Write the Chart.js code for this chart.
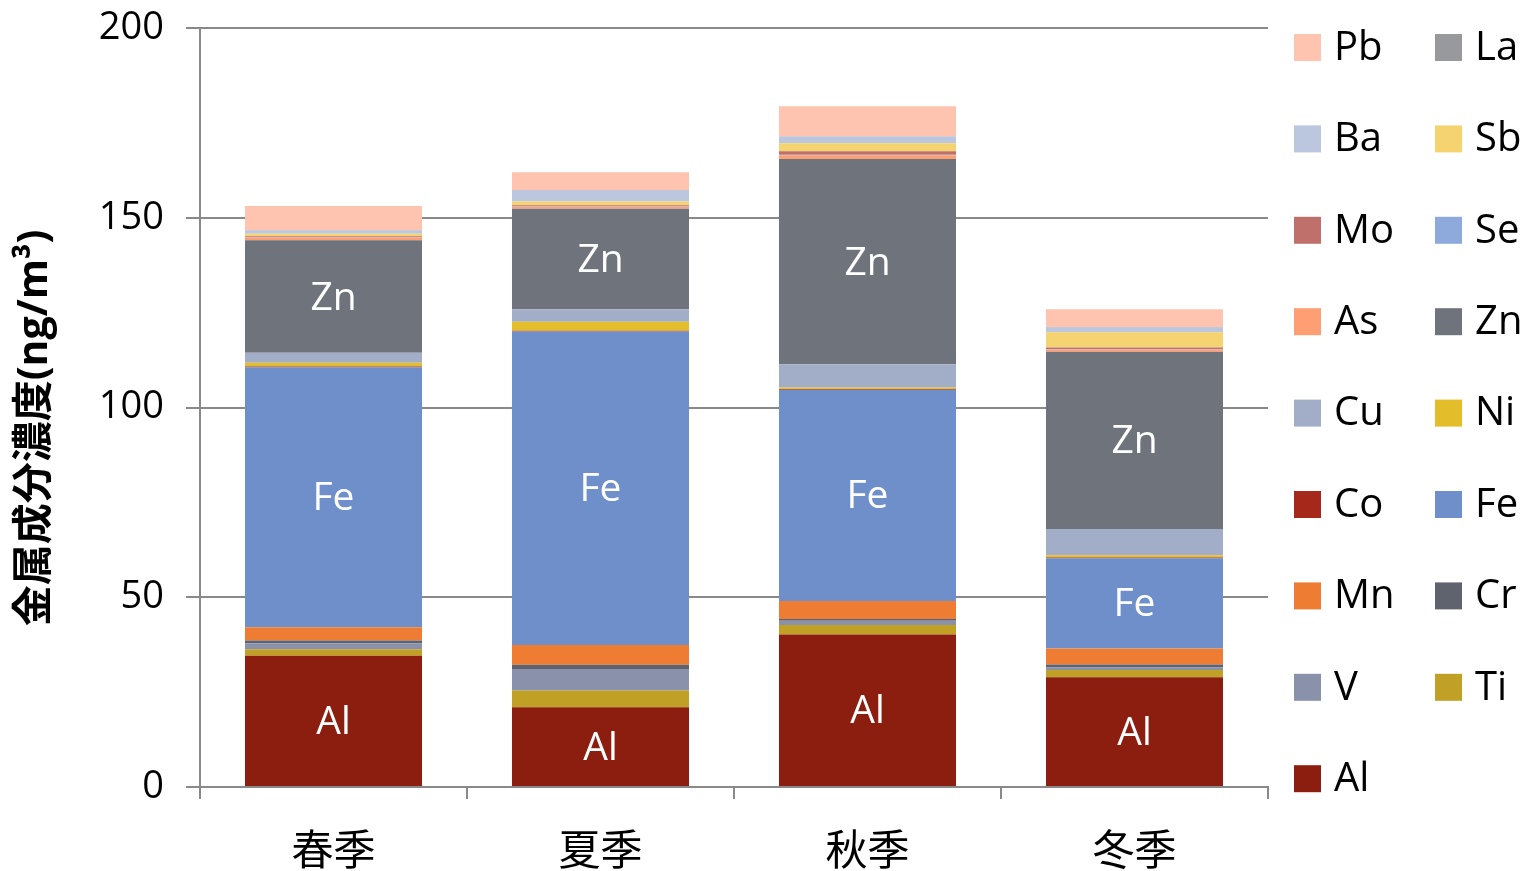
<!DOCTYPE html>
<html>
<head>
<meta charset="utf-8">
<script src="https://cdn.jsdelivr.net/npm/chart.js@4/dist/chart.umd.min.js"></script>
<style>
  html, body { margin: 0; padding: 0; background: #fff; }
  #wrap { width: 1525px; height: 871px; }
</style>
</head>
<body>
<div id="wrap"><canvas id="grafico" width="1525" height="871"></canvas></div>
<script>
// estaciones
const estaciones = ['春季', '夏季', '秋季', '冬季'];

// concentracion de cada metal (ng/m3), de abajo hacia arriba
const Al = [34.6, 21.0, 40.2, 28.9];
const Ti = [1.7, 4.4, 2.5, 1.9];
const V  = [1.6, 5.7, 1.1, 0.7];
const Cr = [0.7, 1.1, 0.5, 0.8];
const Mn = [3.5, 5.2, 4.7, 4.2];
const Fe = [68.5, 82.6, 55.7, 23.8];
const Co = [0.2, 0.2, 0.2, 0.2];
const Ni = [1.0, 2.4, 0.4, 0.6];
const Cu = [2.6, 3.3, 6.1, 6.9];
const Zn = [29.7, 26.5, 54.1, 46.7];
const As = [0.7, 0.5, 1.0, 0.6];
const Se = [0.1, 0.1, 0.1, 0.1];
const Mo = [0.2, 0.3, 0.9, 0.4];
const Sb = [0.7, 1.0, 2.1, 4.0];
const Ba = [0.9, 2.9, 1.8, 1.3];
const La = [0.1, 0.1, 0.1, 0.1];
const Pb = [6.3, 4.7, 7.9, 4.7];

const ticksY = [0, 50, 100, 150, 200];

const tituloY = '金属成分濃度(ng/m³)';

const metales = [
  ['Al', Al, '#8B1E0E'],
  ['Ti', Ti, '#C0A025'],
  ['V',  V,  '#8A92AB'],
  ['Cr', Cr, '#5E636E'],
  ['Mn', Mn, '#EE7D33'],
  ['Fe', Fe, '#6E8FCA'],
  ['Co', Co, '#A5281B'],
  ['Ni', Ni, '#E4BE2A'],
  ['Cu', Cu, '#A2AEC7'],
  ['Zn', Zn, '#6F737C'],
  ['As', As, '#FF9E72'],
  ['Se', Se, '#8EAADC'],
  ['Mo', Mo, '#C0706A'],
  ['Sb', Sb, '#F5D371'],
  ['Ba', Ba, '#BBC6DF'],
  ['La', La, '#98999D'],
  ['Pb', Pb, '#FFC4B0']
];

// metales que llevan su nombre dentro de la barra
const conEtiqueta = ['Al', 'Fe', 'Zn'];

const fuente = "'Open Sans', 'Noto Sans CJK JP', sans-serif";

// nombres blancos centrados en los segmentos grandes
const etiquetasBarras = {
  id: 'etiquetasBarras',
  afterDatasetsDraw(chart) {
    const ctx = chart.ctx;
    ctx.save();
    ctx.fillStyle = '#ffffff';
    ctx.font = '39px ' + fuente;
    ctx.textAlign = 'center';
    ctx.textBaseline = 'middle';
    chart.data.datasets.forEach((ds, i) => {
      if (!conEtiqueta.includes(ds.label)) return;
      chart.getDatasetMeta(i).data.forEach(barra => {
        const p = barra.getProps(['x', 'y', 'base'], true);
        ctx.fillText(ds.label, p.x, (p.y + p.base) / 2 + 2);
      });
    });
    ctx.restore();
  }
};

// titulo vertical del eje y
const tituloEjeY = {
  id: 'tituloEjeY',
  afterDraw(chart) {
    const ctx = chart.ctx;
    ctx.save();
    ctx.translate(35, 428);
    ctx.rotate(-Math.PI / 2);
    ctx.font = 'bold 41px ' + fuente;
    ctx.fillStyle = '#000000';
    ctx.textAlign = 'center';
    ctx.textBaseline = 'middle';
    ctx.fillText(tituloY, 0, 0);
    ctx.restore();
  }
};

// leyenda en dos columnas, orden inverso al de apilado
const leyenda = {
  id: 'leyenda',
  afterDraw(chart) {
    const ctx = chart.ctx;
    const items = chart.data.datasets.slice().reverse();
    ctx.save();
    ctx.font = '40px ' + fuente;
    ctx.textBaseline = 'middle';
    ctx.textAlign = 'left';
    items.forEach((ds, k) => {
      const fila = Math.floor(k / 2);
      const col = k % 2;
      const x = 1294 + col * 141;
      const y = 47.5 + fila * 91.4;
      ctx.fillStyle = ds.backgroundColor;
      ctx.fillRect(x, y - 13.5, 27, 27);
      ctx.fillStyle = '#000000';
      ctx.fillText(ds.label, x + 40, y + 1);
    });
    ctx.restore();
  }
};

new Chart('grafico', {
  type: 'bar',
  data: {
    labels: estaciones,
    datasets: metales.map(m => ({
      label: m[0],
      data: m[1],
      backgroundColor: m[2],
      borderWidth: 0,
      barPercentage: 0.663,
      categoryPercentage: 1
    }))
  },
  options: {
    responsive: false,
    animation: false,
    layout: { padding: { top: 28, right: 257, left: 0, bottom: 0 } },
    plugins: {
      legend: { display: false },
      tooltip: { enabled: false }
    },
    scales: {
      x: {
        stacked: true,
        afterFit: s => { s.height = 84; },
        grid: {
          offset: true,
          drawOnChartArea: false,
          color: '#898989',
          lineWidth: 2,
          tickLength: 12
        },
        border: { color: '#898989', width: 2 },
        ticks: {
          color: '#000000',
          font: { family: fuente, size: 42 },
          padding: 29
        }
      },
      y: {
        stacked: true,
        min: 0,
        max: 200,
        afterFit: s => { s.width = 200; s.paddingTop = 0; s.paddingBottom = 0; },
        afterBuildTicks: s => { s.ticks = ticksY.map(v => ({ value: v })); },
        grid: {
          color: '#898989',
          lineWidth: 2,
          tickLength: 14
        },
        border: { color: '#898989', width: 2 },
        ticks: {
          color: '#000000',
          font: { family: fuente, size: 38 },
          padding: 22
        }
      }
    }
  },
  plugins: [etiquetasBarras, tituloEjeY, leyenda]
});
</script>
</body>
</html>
□ □ □ □
Except for the pictures, give all the material above again verbatim.

- OUTPUT FOR THIS TASK -
Write the Chart.js code for this chart.
<!DOCTYPE html>
<html>
<head>
<meta charset="utf-8">
<script src="https://cdn.jsdelivr.net/npm/chart.js@4/dist/chart.umd.min.js"></script>
<style>
  html, body { margin: 0; padding: 0; background: #fff; }
  #wrap { width: 1525px; height: 871px; }
</style>
</head>
<body>
<div id="wrap"><canvas id="grafico" width="1525" height="871"></canvas></div>
<script>
// estaciones
const estaciones = ['春季', '夏季', '秋季', '冬季'];

// concentracion de cada metal (ng/m3), de abajo hacia arriba
const Al = [34.6, 21.0, 40.2, 28.9];
const Ti = [1.7, 4.4, 2.5, 1.9];
const V  = [1.6, 5.7, 1.1, 0.7];
const Cr = [0.7, 1.1, 0.5, 0.8];
const Mn = [3.5, 5.2, 4.7, 4.2];
const Fe = [68.5, 82.6, 55.7, 23.8];
const Co = [0.2, 0.2, 0.2, 0.2];
const Ni = [1.0, 2.4, 0.4, 0.6];
const Cu = [2.6, 3.3, 6.1, 6.9];
const Zn = [29.7, 26.5, 54.1, 46.7];
const As = [0.7, 0.5, 1.0, 0.6];
const Se = [0.1, 0.1, 0.1, 0.1];
const Mo = [0.2, 0.3, 0.9, 0.4];
const Sb = [0.7, 1.0, 2.1, 4.0];
const Ba = [0.9, 2.9, 1.8, 1.3];
const La = [0.1, 0.1, 0.1, 0.1];
const Pb = [6.3, 4.7, 7.9, 4.7];

const ticksY = [0, 50, 100, 150, 200];

const tituloY = '金属成分濃度(ng/m³)';

const metales = [
  ['Al', Al, '#8B1E0E'],
  ['Ti', Ti, '#C0A025'],
  ['V',  V,  '#8A92AB'],
  ['Cr', Cr, '#5E636E'],
  ['Mn', Mn, '#EE7D33'],
  ['Fe', Fe, '#6E8FCA'],
  ['Co', Co, '#A5281B'],
  ['Ni', Ni, '#E4BE2A'],
  ['Cu', Cu, '#A2AEC7'],
  ['Zn', Zn, '#6F737C'],
  ['As', As, '#FF9E72'],
  ['Se', Se, '#8EAADC'],
  ['Mo', Mo, '#C0706A'],
  ['Sb', Sb, '#F5D371'],
  ['Ba', Ba, '#BBC6DF'],
  ['La', La, '#98999D'],
  ['Pb', Pb, '#FFC4B0']
];

// metales que llevan su nombre dentro de la barra
const conEtiqueta = ['Al', 'Fe', 'Zn'];

const fuente = "'Open Sans', 'Noto Sans CJK JP', sans-serif";

// nombres blancos centrados en los segmentos grandes
const etiquetasBarras = {
  id: 'etiquetasBarras',
  afterDatasetsDraw(chart) {
    const ctx = chart.ctx;
    ctx.save();
    ctx.fillStyle = '#ffffff';
    ctx.font = '39px ' + fuente;
    ctx.textAlign = 'center';
    ctx.textBaseline = 'middle';
    chart.data.datasets.forEach((ds, i) => {
      if (!conEtiqueta.includes(ds.label)) return;
      chart.getDatasetMeta(i).data.forEach(barra => {
        const p = barra.getProps(['x', 'y', 'base'], true);
        ctx.fillText(ds.label, p.x, (p.y + p.base) / 2 + 2);
      });
    });
    ctx.restore();
  }
};

// titulo vertical del eje y
const tituloEjeY = {
  id: 'tituloEjeY',
  afterDraw(chart) {
    const ctx = chart.ctx;
    ctx.save();
    ctx.translate(35, 428);
    ctx.rotate(-Math.PI / 2);
    ctx.font = 'bold 41px ' + fuente;
    ctx.fillStyle = '#000000';
    ctx.textAlign = 'center';
    ctx.textBaseline = 'middle';
    ctx.fillText(tituloY, 0, 0);
    ctx.restore();
  }
};

// leyenda en dos columnas, orden inverso al de apilado
const leyenda = {
  id: 'leyenda',
  afterDraw(chart) {
    const ctx = chart.ctx;
    const items = chart.data.datasets.slice().reverse();
    ctx.save();
    ctx.font = '40px ' + fuente;
    ctx.textBaseline = 'middle';
    ctx.textAlign = 'left';
    items.forEach((ds, k) => {
      const fila = Math.floor(k / 2);
      const col = k % 2;
      const x = 1294 + col * 141;
      const y = 47.5 + fila * 91.4;
      ctx.fillStyle = ds.backgroundColor;
      ctx.fillRect(x, y - 13.5, 27, 27);
      ctx.fillStyle = '#000000';
      ctx.fillText(ds.label, x + 40, y + 1);
    });
    ctx.restore();
  }
};

new Chart('grafico', {
  type: 'bar',
  data: {
    labels: estaciones,
    datasets: metales.map(m => ({
      label: m[0],
      data: m[1],
      backgroundColor: m[2],
      borderWidth: 0,
      barPercentage: 0.663,
      categoryPercentage: 1
    }))
  },
  options: {
    responsive: false,
    animation: false,
    layout: { padding: { top: 28, right: 257, left: 0, bottom: 0 } },
    plugins: {
      legend: { display: false },
      tooltip: { enabled: false }
    },
    scales: {
      x: {
        stacked: true,
        afterFit: s => { s.height = 84; },
        grid: {
          offset: true,
          drawOnChartArea: false,
          color: '#898989',
          lineWidth: 2,
          tickLength: 12
        },
        border: { color: '#898989', width: 2 },
        ticks: {
          color: '#000000',
          font: { family: fuente, size: 42 },
          padding: 29
        }
      },
      y: {
        stacked: true,
        min: 0,
        max: 200,
        afterFit: s => { s.width = 200; s.paddingTop = 0; s.paddingBottom = 0; },
        afterBuildTicks: s => { s.ticks = ticksY.map(v => ({ value: v })); },
        grid: {
          color: '#898989',
          lineWidth: 2,
          tickLength: 14
        },
        border: { color: '#898989', width: 2 },
        ticks: {
          color: '#000000',
          font: { family: fuente, size: 38 },
          padding: 22
        }
      }
    }
  },
  plugins: [etiquetasBarras, tituloEjeY, leyenda]
});
</script>
</body>
</html>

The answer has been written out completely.